Business could cut 60% of gas emissions pledged in Paris by 2030

29 June 2016 | Mitigation

By 2030, businesses could cut its greenhouse gas emissions globally by 3.7 billion of metric tonnes of carbon dioxide (CO2) per year, according to a report published today. This is equivalent to 60% of total emission cuts pledged by all countries in the Paris Climate Agreement, also known as COP21.

Based by a study conducted by New Climate Institute and CDP(formerly known as the Carbon Disclosure Project), the report examines what five global climate action initiatives could achieve if businesses were to join them.

These initiatives are: RE100 – where companies commit to 100% renewable power; EP100 – where firms devote to doubling their energy productivity; Science Based Targets – where businesses set emission reduction targets based on keeping temperature change below 2ºC; Zero De-forestation – which sees firms commit to the non-use of commodities that cause deforestation by 2020; and the Low Carbon Technology Partnerships Initiative – where companies work to develop and use low carbon technology in their industries.

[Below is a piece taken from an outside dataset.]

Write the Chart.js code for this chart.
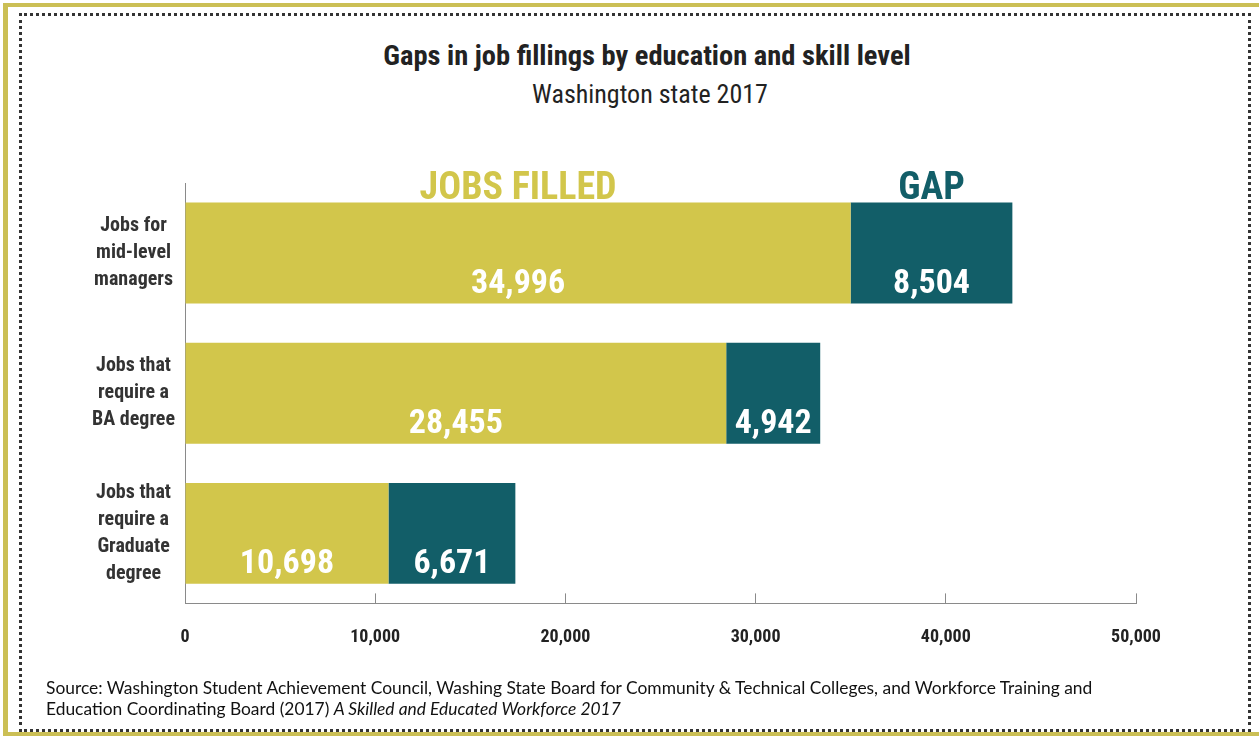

Under current plans where firms voluntarily join these initiatives, the amount of CO2 emissions saved by 2030 is 3.7 billion of metric tonnes a year.

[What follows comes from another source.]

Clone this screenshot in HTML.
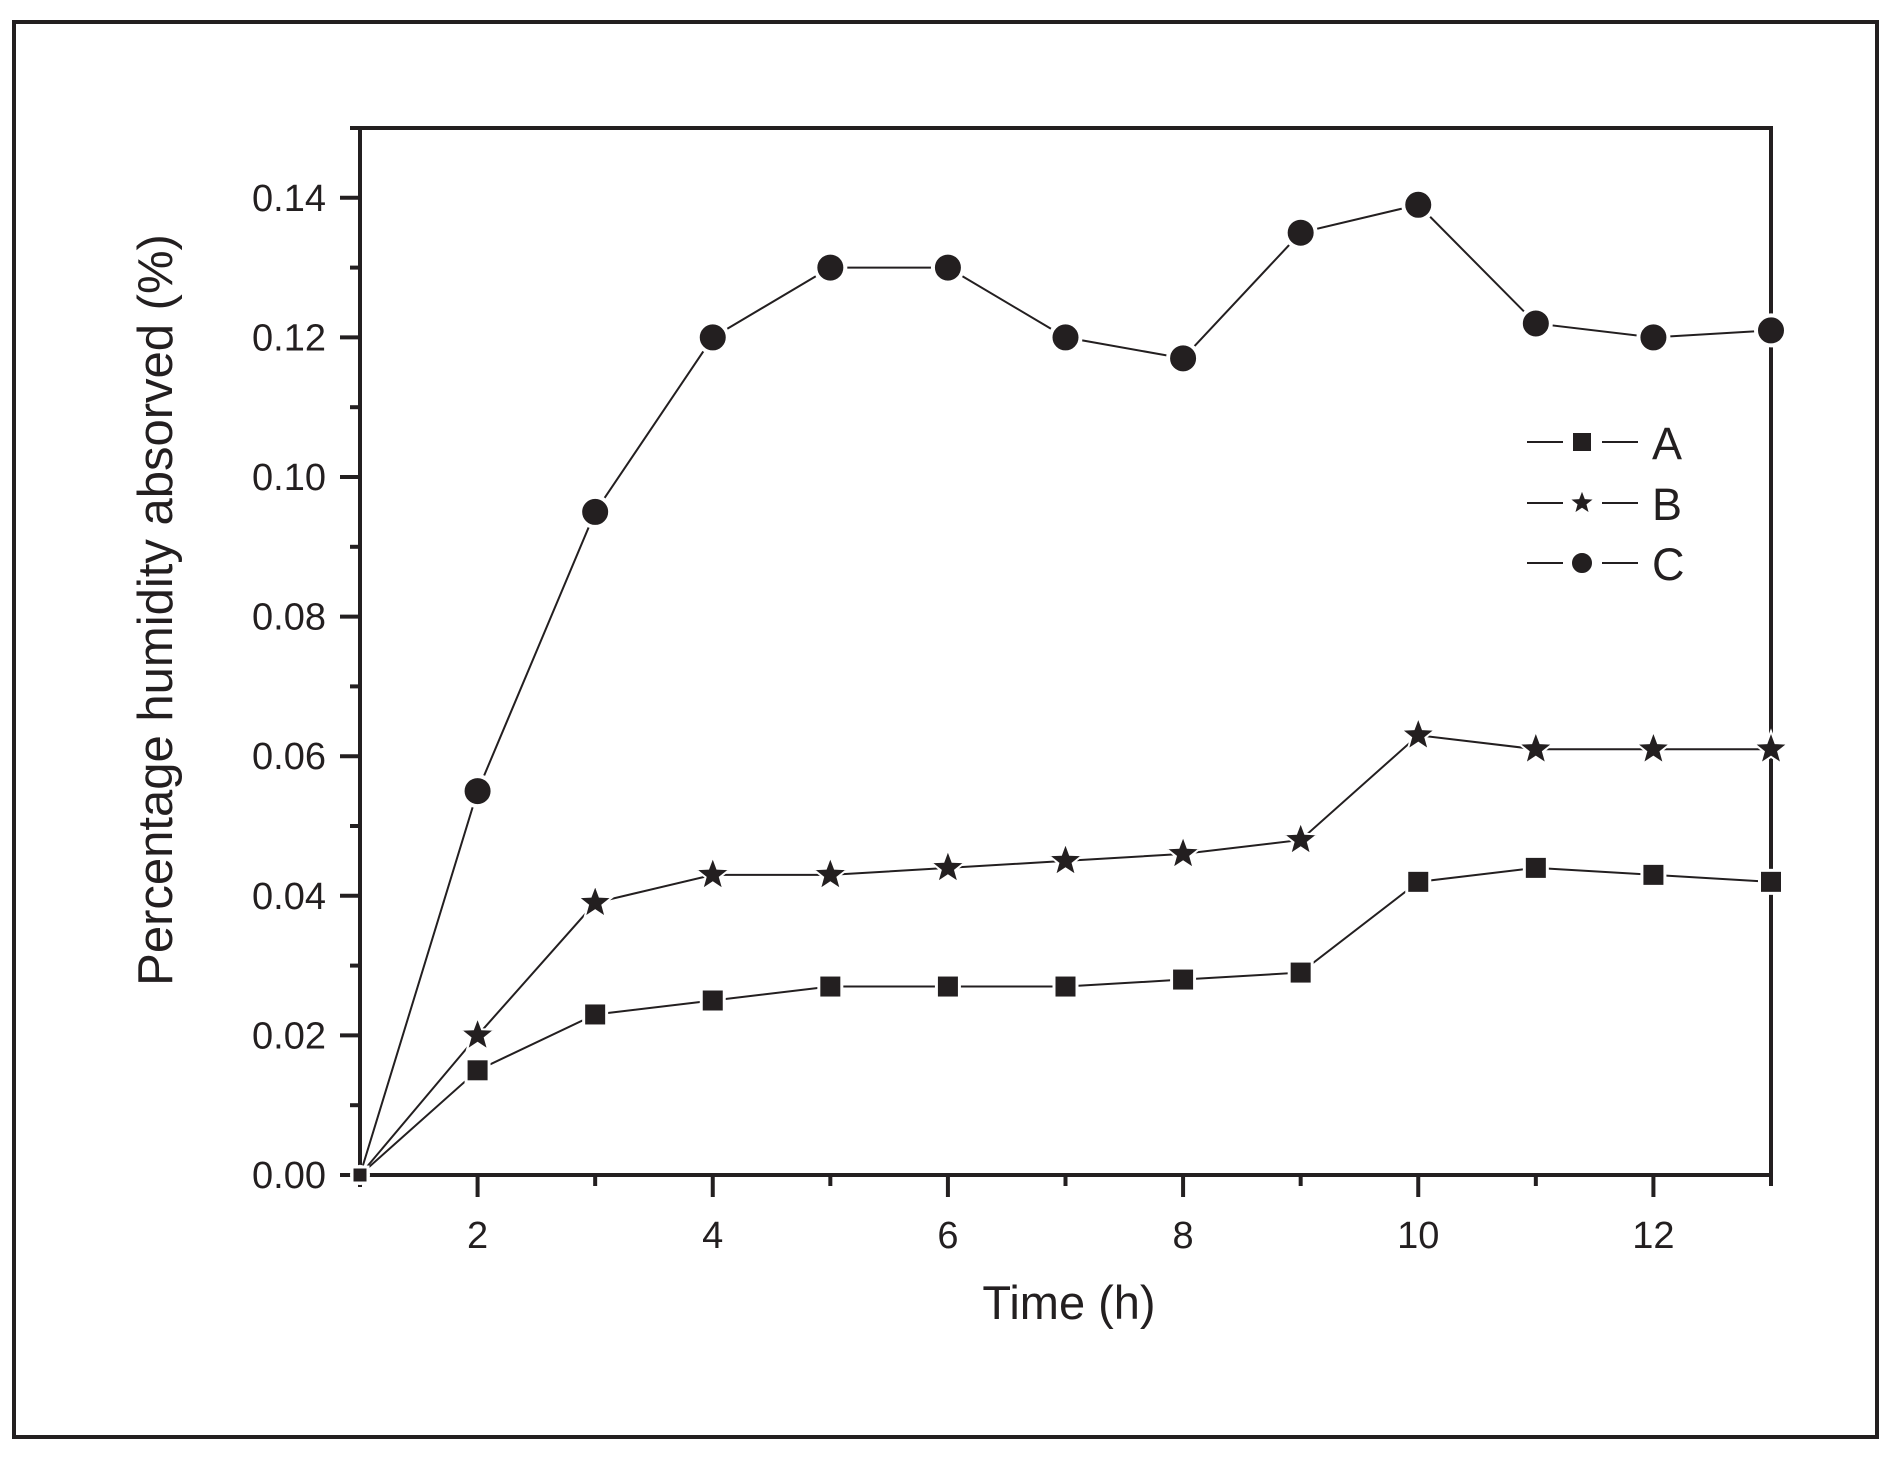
<!DOCTYPE html>
<html><head><meta charset="utf-8">
<style>
html,body{margin:0;padding:0;background:#fff;}
svg{display:block;}
text{font-family:"Liberation Sans",sans-serif;fill:#231f20;}
</style></head>
<body>
<svg id="chart" width="1896" height="1457" viewBox="0 0 1896 1457" xmlns="http://www.w3.org/2000/svg">
<rect x="14" y="22" width="1863" height="1415" fill="none" stroke="#231f20" stroke-width="4"/>
<g id="plot"></g>
</svg>
<script>
const hours = [1,2,3,4,5,6,7,8,9,10,11,12,13];
const seriesA = [0,0.015,0.023,0.025,0.027,0.027,0.027,0.028,0.029,0.042,0.044,0.043,0.042];
const seriesB = [0,0.020,0.039,0.043,0.043,0.044,0.045,0.046,0.048,0.063,0.061,0.061,0.061];
const seriesC = [0,0.055,0.095,0.120,0.130,0.130,0.120,0.117,0.135,0.139,0.122,0.120,0.121];
const xTickLabels = [2,4,6,8,10,12];
const yTickLabels = ["0.00","0.02","0.04","0.06","0.08","0.10","0.12","0.14"];

const NS="http://www.w3.org/2000/svg";
const g=document.getElementById('plot');
const X0=360,X1=1771,Y0=1175,Y1=128;
const xMin=1,xMax=13,yMin=0,yMax=0.15;
const sx=v=>X0+(v-xMin)/(xMax-xMin)*(X1-X0);
const sy=v=>Y0-(v-yMin)/(yMax-yMin)*(Y0-Y1);
const C="#231f20";
function mk(tag,attrs,parent){const e=document.createElementNS(NS,tag);for(const k in attrs)e.setAttribute(k,attrs[k]);(parent||g).appendChild(e);return e;}

let ax=mk('path',{d:`M${X0-10},${Y1} H${X1} V${Y0} H${X0-10} M${X0},${Y1} V${Y0+12}`,fill:'none',stroke:C,'stroke-width':4});



for(let h=xMin;h<=xMax;h++){
  const major=h%2===0;
  const t=mk('line',{x1:sx(h),x2:sx(h),y1:Y0,y2:Y0+(major?22:11),stroke:C,'stroke-width':4});
  
  
}
xTickLabels.forEach(v=>{
  const t=mk('text',{x:sx(v),y:Y0+73,'font-size':38,'text-anchor':'middle'});
  t.textContent=v;
  
  
});
for(let i=0;i<=15;i++){
  const v=i*0.01, major=i%2===0;
  const t=mk('line',{x1:X0-(major?20:10),x2:X0,y1:sy(v),y2:sy(v),stroke:C,'stroke-width':4});
  
  
}
yTickLabels.forEach(s=>{
  const v=parseFloat(s);
  const t=mk('text',{x:0,y:0,'font-size':38,'text-anchor':'end',transform:`translate(${X0-34},${sy(v)+13})`});
  t.textContent=s;
  
  
});
let xt=mk('text',{x:1069,y:1319,'font-size':47,'text-anchor':'middle'});
xt.textContent='Time (h)';


let yt=mk('text',{x:0,y:0,'font-size':49,'text-anchor':'middle',transform:'translate(172,610) rotate(-90)'});
yt.textContent='Percentage humidity absorved (%)';



function starPath(cx,cy,R){
  const r=R*0.42;let d='';
  for(let i=0;i<10;i++){const a=-Math.PI/2+i*Math.PI/5;const rr=i%2?r:R;d+=(i?'L':'M')+(cx+rr*Math.cos(a)).toFixed(1)+','+(cy+rr*Math.sin(a)).toFixed(1);}
  return d+'Z';
}
function marker(type,cx,cy,size,name){
  let m;
  if(type==='sq') m=mk('rect',{x:cx-size/2,y:cy-size/2,width:size,height:size,fill:C,stroke:'#fff','stroke-width':3});
  else if(type==='circ') m=mk('circle',{cx,cy,r:size/2,fill:C,stroke:'#fff','stroke-width':4});
  else m=mk('path',{d:starPath(cx,cy,size/2),fill:C,stroke:'#fff','stroke-width':2});
  
  
}
function series(vals,type,size,name){
  const pts=vals.map((v,i)=>[sx(hours[i]),sy(v)]);
  const l=mk('polyline',{points:pts.map(p=>p.join(',')).join(' '),fill:'none',stroke:C,'stroke-width':2});
  
  
  pts.forEach((p,i)=>marker(type,p[0],p[1],i===0?Math.min(size,16):size,name+'-point'));
}
series(seriesC,'circ',30,'series-c');
series(seriesB,'star',36,'series-b');
series(seriesA,'sq',23,'series-a');

const legend=[['A','sq',21,442],['B','star',28,503],['C','circ',24,563]];
legend.forEach(([lab,type,size,y])=>{
  const l=mk('path',{d:`M1527,${y} H1563 M1602,${y} H1638`,stroke:C,'stroke-width':2});
  
  
  marker(type,1582,y,size,'legend-marker');
  const t=mk('text',{x:1652,y:y+17,'font-size':45});
  t.textContent=lab;
  
  
});
</script>
</body></html>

However, under the best case scenario, if all relevant companies signed up – possible as a result of changes in regulation or government policies – the figure could reach 10 billion.  

The report also estimated the number of companies signing up to these initiatives could rise from 300 today to more than 3,500 by 2030. 

CDP’s CEO Paul Simpson said: “This report makes it clear that businesses will have an enormous role to play in enabling the global economy to achieve – and exceed – its climate goals. With this potential comes great opportunity to build resilience, innovate and safeguard future profitability. 

“The only way is up for business action on climate change. But we must not head into this future blind: Disclosure of climate information will be essential to keep track of corporate progress, spur greater action and help business achieve its ambition.”